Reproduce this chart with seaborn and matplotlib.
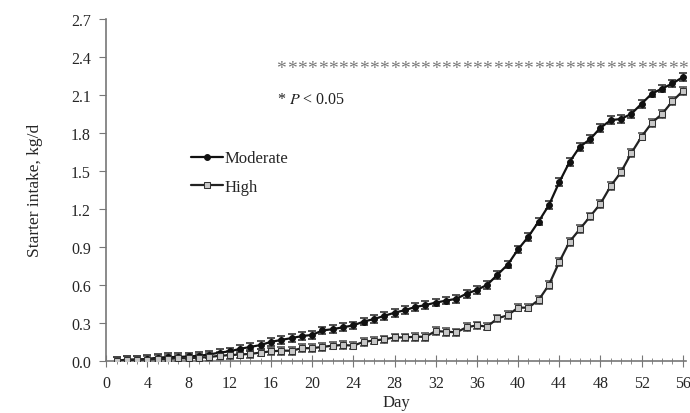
import numpy as np
import pandas as pd
import matplotlib
matplotlib.use("Agg")
import matplotlib.pyplot as plt
import seaborn as sns

# Day of trial
days = list(range(1, 57))

# Starter intake (kg/d)
moderate = [0.00, 0.01, 0.01, 0.015, 0.025, 0.03, 0.03, 0.035, 0.04, 0.05,
            0.065, 0.075, 0.095, 0.11, 0.125, 0.15, 0.165, 0.18, 0.195, 0.205,
            0.24, 0.25, 0.265, 0.28, 0.31, 0.33, 0.355, 0.38, 0.40, 0.425,
            0.44, 0.46, 0.475, 0.49, 0.53, 0.56, 0.60, 0.68, 0.76, 0.88,
            0.98, 1.10, 1.23, 1.41, 1.57, 1.69, 1.75, 1.84, 1.90, 1.91,
            1.95, 2.03, 2.11, 2.15, 2.19, 2.24]
high = [0.00, 0.005, 0.01, 0.01, 0.015, 0.015, 0.02, 0.02, 0.025, 0.03,
        0.04, 0.045, 0.05, 0.055, 0.065, 0.075, 0.08, 0.08, 0.10, 0.10,
        0.11, 0.12, 0.125, 0.12, 0.15, 0.16, 0.17, 0.185, 0.185, 0.19,
        0.19, 0.235, 0.23, 0.225, 0.265, 0.28, 0.27, 0.335, 0.36, 0.42,
        0.42, 0.48, 0.60, 0.78, 0.94, 1.04, 1.14, 1.24, 1.38, 1.49,
        1.64, 1.77, 1.88, 1.95, 2.05, 2.13]

# Standard errors (approximate, from the error bar caps)
se_moderate = [0.03, 0.03, 0.03, 0.03, 0.03, 0.03, 0.03, 0.03, 0.03, 0.03,
               0.03, 0.03, 0.03, 0.03, 0.03, 0.03, 0.03, 0.03, 0.03, 0.03,
               0.03, 0.03, 0.03, 0.03, 0.03, 0.03, 0.03, 0.03, 0.03, 0.03,
               0.03, 0.03, 0.03, 0.03, 0.03, 0.03, 0.03, 0.03, 0.03, 0.03,
               0.03, 0.03, 0.03, 0.03, 0.03, 0.03, 0.03, 0.03, 0.03, 0.03,
               0.03, 0.03, 0.03, 0.03, 0.03, 0.03]
se_high = [0.03, 0.03, 0.03, 0.03, 0.03, 0.03, 0.03, 0.03, 0.03, 0.03,
           0.03, 0.03, 0.03, 0.03, 0.03, 0.03, 0.03, 0.03, 0.03, 0.03,
           0.03, 0.03, 0.03, 0.03, 0.03, 0.03, 0.03, 0.03, 0.03, 0.03,
           0.03, 0.03, 0.03, 0.03, 0.03, 0.03, 0.03, 0.03, 0.03, 0.03,
           0.03, 0.03, 0.03, 0.03, 0.03, 0.03, 0.03, 0.03, 0.03, 0.03,
           0.03, 0.03, 0.03, 0.03, 0.03, 0.03]

# Days with significant difference (P < 0.05)
sig_days = list(range(17, 57))
sig_level = 2.31

x_ticks = list(range(0, 57, 4))
y_ticks = [0.0, 0.3, 0.6, 0.9, 1.2, 1.5, 1.8, 2.1, 2.4, 2.7]

sns.set_style("ticks")
plt.rcParams["font.family"] = ["Liberation Serif", "DejaVu Serif"]
plt.rcParams["mathtext.fontset"] = "stix"

df = pd.DataFrame({
    "Day": days * 2,
    "Intake": moderate + high,
    "Group": ["Moderate"] * len(days) + ["High"] * len(days),
})

fig = plt.figure(figsize=(6.9, 4.14), dpi=100)
ax = fig.add_axes([0.154, 0.126, 0.84, 0.826])

sns.lineplot(data=df, x="Day", y="Intake", hue="Group", style="Group",
             palette={"Moderate": "#111111", "High": "#222222"},
             markers={"Moderate": "o", "High": "s"}, dashes=False,
             linewidth=1.6, markersize=4.2, ax=ax, legend=False, zorder=3)

# style the markers
lines = ax.get_lines()
lines[0].set_markerfacecolor("#111111")
lines[0].set_markeredgecolor("#111111")
lines[1].set_markerfacecolor("#c8c8c8")
lines[1].set_markeredgecolor("#333333")
lines[1].set_markersize(4.2)

ax.errorbar(days, moderate, yerr=se_moderate, fmt="none", ecolor="#222222",
            elinewidth=1.0, capsize=3, capthick=1.1, zorder=2)
ax.errorbar(days, high, yerr=se_high, fmt="none", ecolor="#444444",
            elinewidth=1.0, capsize=3, capthick=1.1, zorder=2)

# significance stars
for d in sig_days:
    ax.text(d, sig_level, "*", ha="center", va="center", fontsize=14,
            color="#777777")
ax.text(16.6, 2.07, "* $P$ < 0.05", ha="left", va="center", fontsize=11.5,
        color="#222222")

# legend built from the plotted lines
handles = [lines[0], lines[1]]
leg = ax.legend(handles, ["Moderate", "High"], loc="upper left",
                bbox_to_anchor=(0.135, 0.635), frameon=False, fontsize=12,
                handlelength=1.9, handletextpad=0.1, labelspacing=0.75,
                borderaxespad=0)

ax.set_xlim(0, 56.3)
ax.set_ylim(0, 2.7)
ax.set_xticks(x_ticks)
ax.set_xticks(days, minor=True)
ax.set_yticks(y_ticks)
ax.set_yticklabels([f"{v:.1f}" for v in y_ticks])
ax.set_xlabel("Day", fontsize=12, labelpad=2)
ax.set_ylabel("Starter intake, kg/d", fontsize=12.5, labelpad=20)

for side in ["top", "right"]:
    ax.spines[side].set_visible(False)
for side in ["left", "bottom"]:
    ax.spines[side].set_color("#777777")
    ax.spines[side].set_linewidth(1.2)

ax.tick_params(axis="x", which="major", direction="inout", length=8,
               color="#777777", labelsize=11.5, pad=6)
ax.tick_params(axis="x", which="minor", direction="inout", length=4,
               color="#777777")
ax.tick_params(axis="y", direction="out", length=5, color="#777777",
               labelsize=11.5, pad=6)

fig.savefig("out.png", dpi=100)
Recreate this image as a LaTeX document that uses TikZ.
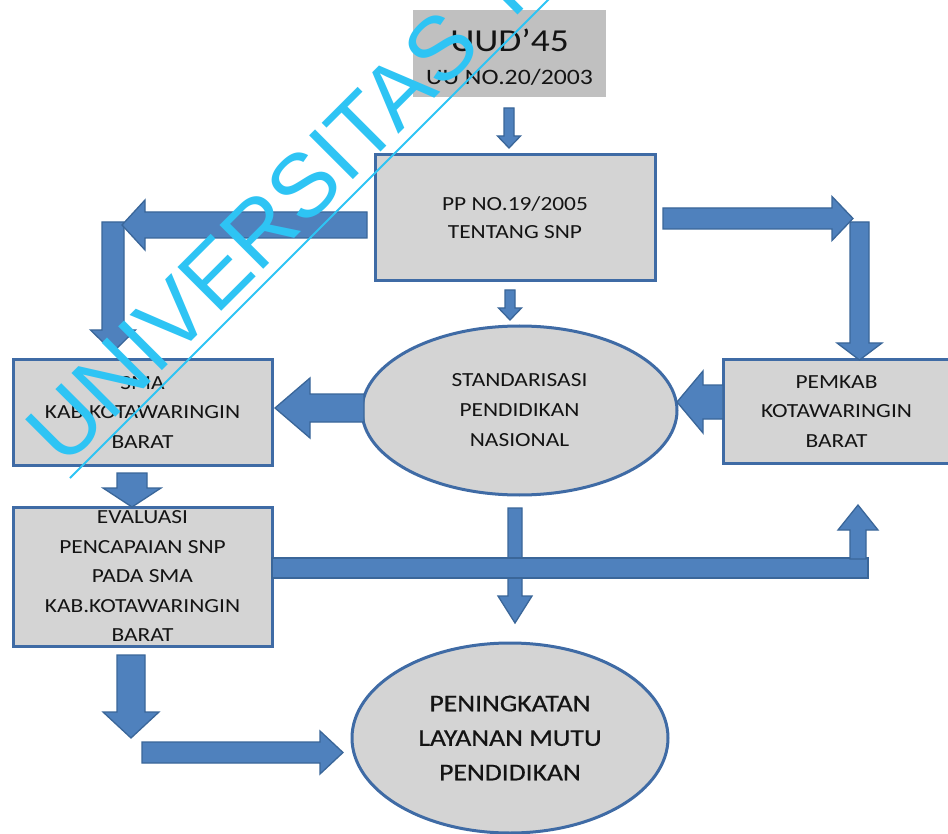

_ _ _ _ _ _ _

■ **Task description**
Reproduce the records above from their first line to the line bearing "days = list(range(1, 57))", both ends included, leaving every picture out.

■ **Exercise answer**
Reproduce this chart with seaborn and matplotlib.
import numpy as np
import pandas as pd
import matplotlib
matplotlib.use("Agg")
import matplotlib.pyplot as plt
import seaborn as sns

# Day of trial
days = list(range(1, 57))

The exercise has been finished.